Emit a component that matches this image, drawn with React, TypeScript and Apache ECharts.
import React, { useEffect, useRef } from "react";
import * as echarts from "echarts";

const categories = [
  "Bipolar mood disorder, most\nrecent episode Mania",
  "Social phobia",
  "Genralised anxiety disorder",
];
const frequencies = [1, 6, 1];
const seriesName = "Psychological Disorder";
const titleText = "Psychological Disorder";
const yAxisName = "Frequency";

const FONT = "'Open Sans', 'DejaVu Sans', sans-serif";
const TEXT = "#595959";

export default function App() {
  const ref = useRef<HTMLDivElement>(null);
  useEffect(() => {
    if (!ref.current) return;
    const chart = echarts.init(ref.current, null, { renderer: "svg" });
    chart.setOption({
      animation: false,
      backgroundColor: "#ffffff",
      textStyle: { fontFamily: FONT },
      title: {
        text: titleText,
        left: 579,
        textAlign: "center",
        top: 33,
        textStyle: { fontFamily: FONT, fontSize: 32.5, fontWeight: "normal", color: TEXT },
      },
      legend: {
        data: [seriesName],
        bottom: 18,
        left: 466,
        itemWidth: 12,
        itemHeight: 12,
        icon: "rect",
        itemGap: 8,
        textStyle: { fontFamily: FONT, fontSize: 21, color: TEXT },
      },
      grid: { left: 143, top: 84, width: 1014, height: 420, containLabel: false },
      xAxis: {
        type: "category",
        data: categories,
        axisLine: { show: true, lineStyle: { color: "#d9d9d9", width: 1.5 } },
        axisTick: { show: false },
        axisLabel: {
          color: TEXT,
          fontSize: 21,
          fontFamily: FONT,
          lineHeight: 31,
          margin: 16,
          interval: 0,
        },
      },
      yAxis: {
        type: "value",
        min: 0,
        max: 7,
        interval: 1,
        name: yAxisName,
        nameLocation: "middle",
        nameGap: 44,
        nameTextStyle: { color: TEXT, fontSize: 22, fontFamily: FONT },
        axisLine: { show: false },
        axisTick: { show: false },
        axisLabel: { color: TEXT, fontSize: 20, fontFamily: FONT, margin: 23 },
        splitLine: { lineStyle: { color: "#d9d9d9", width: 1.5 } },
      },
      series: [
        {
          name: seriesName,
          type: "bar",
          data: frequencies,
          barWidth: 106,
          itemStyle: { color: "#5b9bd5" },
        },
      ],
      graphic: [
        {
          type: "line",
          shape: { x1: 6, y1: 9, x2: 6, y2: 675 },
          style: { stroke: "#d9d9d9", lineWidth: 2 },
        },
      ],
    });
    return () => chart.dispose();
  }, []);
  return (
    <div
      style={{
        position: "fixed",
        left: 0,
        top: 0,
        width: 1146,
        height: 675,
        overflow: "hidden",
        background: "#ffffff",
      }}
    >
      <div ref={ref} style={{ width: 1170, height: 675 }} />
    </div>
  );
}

--------------------------------------------------

■ **Stated task**
Give the complete listing a second time, exactly as it reads.

■ **Completed task**
Emit a component that matches this image, drawn with React, TypeScript and Apache ECharts.
import React, { useEffect, useRef } from "react";
import * as echarts from "echarts";

const categories = [
  "Bipolar mood disorder, most\nrecent episode Mania",
  "Social phobia",
  "Genralised anxiety disorder",
];
const frequencies = [1, 6, 1];
const seriesName = "Psychological Disorder";
const titleText = "Psychological Disorder";
const yAxisName = "Frequency";

const FONT = "'Open Sans', 'DejaVu Sans', sans-serif";
const TEXT = "#595959";

export default function App() {
  const ref = useRef<HTMLDivElement>(null);
  useEffect(() => {
    if (!ref.current) return;
    const chart = echarts.init(ref.current, null, { renderer: "svg" });
    chart.setOption({
      animation: false,
      backgroundColor: "#ffffff",
      textStyle: { fontFamily: FONT },
      title: {
        text: titleText,
        left: 579,
        textAlign: "center",
        top: 33,
        textStyle: { fontFamily: FONT, fontSize: 32.5, fontWeight: "normal", color: TEXT },
      },
      legend: {
        data: [seriesName],
        bottom: 18,
        left: 466,
        itemWidth: 12,
        itemHeight: 12,
        icon: "rect",
        itemGap: 8,
        textStyle: { fontFamily: FONT, fontSize: 21, color: TEXT },
      },
      grid: { left: 143, top: 84, width: 1014, height: 420, containLabel: false },
      xAxis: {
        type: "category",
        data: categories,
        axisLine: { show: true, lineStyle: { color: "#d9d9d9", width: 1.5 } },
        axisTick: { show: false },
        axisLabel: {
          color: TEXT,
          fontSize: 21,
          fontFamily: FONT,
          lineHeight: 31,
          margin: 16,
          interval: 0,
        },
      },
      yAxis: {
        type: "value",
        min: 0,
        max: 7,
        interval: 1,
        name: yAxisName,
        nameLocation: "middle",
        nameGap: 44,
        nameTextStyle: { color: TEXT, fontSize: 22, fontFamily: FONT },
        axisLine: { show: false },
        axisTick: { show: false },
        axisLabel: { color: TEXT, fontSize: 20, fontFamily: FONT, margin: 23 },
        splitLine: { lineStyle: { color: "#d9d9d9", width: 1.5 } },
      },
      series: [
        {
          name: seriesName,
          type: "bar",
          data: frequencies,
          barWidth: 106,
          itemStyle: { color: "#5b9bd5" },
        },
      ],
      graphic: [
        {
          type: "line",
          shape: { x1: 6, y1: 9, x2: 6, y2: 675 },
          style: { stroke: "#d9d9d9", lineWidth: 2 },
        },
      ],
    });
    return () => chart.dispose();
  }, []);
  return (
    <div
      style={{
        position: "fixed",
        left: 0,
        top: 0,
        width: 1146,
        height: 675,
        overflow: "hidden",
        background: "#ffffff",
      }}
    >
      <div ref={ref} style={{ width: 1170, height: 675 }} />
    </div>
  );
}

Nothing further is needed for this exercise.